A Line in the Sand: The Alamo Diary of Lucinda Lawrence, 1836
Lucinda is a young girl living in the area now known as Texas, not far from the Alamo. Her life is pretty much average until trouble starts between General Santa Anna and his troops vs. the people in Texas who want Texas to be an independent state.
At the time, Texas was not American; the area belonged to Mexico. They had opened the area to settlement by people from America then tried to close the door when more people showed up then they expected. The people in the area ended up being divided into those who wanted to stay loyal to Mexico and those who wanted to gain some form of independence from Mexican rule.
The book goes on about various battles that were fought in the area, then covers the most famous of all of the battles, the fight at the Alamo. The book points out that Santa Anna fought under the "no quarters" rule, meaning that his soldiers were not to take any prisoners. Indeed, some men that had surrounded at another area were taken out and executed (something seen in World War II, being done by the Nazis in particular.)

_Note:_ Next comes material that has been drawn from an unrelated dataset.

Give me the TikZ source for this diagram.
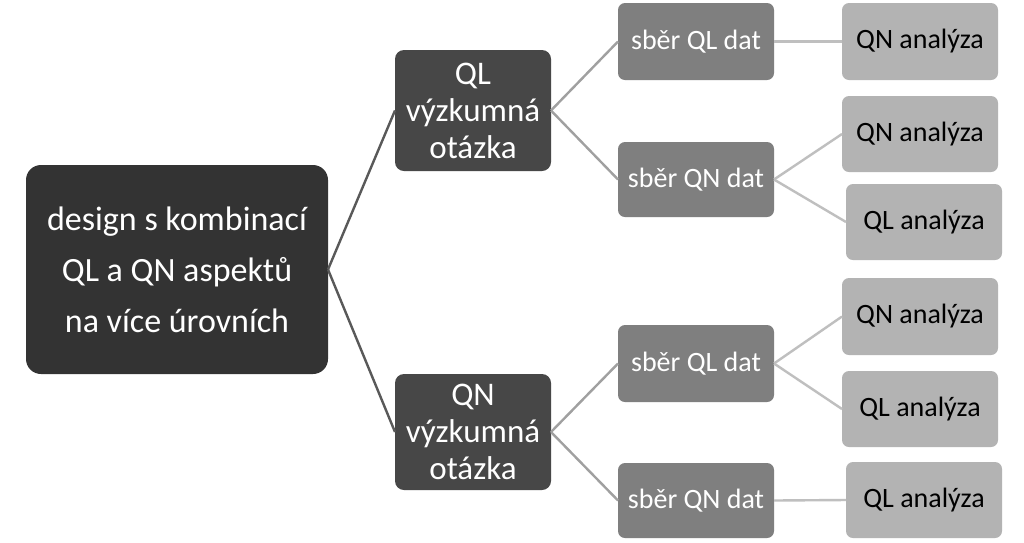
\documentclass[tikz,border=0pt]{standalone}
\usepackage{fontspec}
\setmainfont{Carlito}
\definecolor{rootc}{HTML}{333333}
\definecolor{qc}{HTML}{474747}
\definecolor{dc}{HTML}{7F7F7F}
\definecolor{lc}{HTML}{B3B3B3}
\definecolor{e1}{HTML}{595959}
\definecolor{e2}{HTML}{A0A0A0}
\definecolor{e3}{HTML}{BFBFBF}
\tikzset{
  box/.style={rectangle, inner sep=0pt, outer sep=0pt, align=center, minimum width=156pt},
  rootbox/.style={box, fill=rootc, text=white, rounded corners=15pt, minimum width=302pt, minimum height=209pt, font=\fontsize{34}{51}\selectfont},
  qbox/.style={box, fill=qc, text=white, rounded corners=9pt, font=\fontsize{33}{37}\selectfont},
  dbox/.style={box, fill=dc, text=white, rounded corners=7pt, font=\fontsize{28}{32}\selectfont},
  lbox/.style={box, fill=lc, text=black, rounded corners=7pt, font=\fontsize{28}{32}\selectfont},
  edgeA/.style={draw=e1, line width=2.4pt},
  edgeB/.style={draw=e2, line width=2.4pt},
  edgeC/.style={draw=e3, line width=2.4pt}
}
\begin{document}
\begin{tikzpicture}[x=1pt,y=-1pt]
\useasboundingbox (0,0) rectangle (1024,542);
\fill[white] (0,0) rectangle (1024,542);
\node[rootbox] (root) at (177,269.5) {design s kombinací\\QL a QN aspektů\\ na více úrovních};
\node[qbox, minimum height=121pt] (qlq) at (473,110.5) {QL\\výzkumná\\otázka};
\node[qbox, minimum height=116pt] (qnq) at (473,432) {QN\\výzkumná\\otázka};
\node[dbox, minimum height=77pt] (d1) at (696,41.5) {sběr QL dat};
\node[dbox, minimum height=75pt] (d2) at (696,179.5) {sběr QN dat};
\node[dbox, minimum height=77pt] (d3) at (696,363.5) {sběr QL dat};
\node[dbox, minimum height=75pt] (d4) at (696,500.5) {sběr QN dat};
\node[lbox, minimum height=77pt] (l1) at (920,41.5) {QN analýza};
\node[lbox, minimum height=76pt] (l2) at (920,134) {QN analýza};
\node[lbox, minimum height=76pt] (l3) at (924,222) {QL analýza};
\node[lbox, minimum height=77pt] (l4) at (920,316.5) {QN analýza};
\node[lbox, minimum height=76pt] (l5) at (920,409) {QL analýza};
\node[lbox, minimum height=76pt] (l6) at (924,500) {QL analýza};
\draw[edgeA] (root.east) -- (qlq.west);
\draw[edgeA] (root.east) -- (qnq.west);
\draw[edgeB] (qlq.east) -- (d1.west);
\draw[edgeB] (qlq.east) -- (d2.west);
\draw[edgeB] (qnq.east) -- (d3.west);
\draw[edgeB] (qnq.east) -- (d4.west);
\draw[edgeC] (d1.east) -- (l1.west);
\draw[edgeC] (d2.east) -- (l2.west);
\draw[edgeC] (d2.east) -- (l3.west);
\draw[edgeC] (d3.east) -- (l4.west);
\draw[edgeC] (d3.east) -- (l5.west);
\draw[edgeC] (d4.east) -- (l6.west);
\end{tikzpicture}
\end{document}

The men at the Alamo never stood a chance, of course. They were vastly outnumbered and outgunned.
The book also points out, interestingly enough, that some of the volunteers that were arriving to fight the Mexicans in the various battles were not necessarily the nicest of people themselves, to put in mildly.
Davy Crockett, of course, is in the novel, along with Jim Bowie and William Travis.
As always, there is a historical section to help put the events in the novel in some sort of perspective. This is another good book in the series, especially in showing that not everyone supported Texan independence and that the war that was fought was conducted under conditions that would (supposedly) not be allowed today.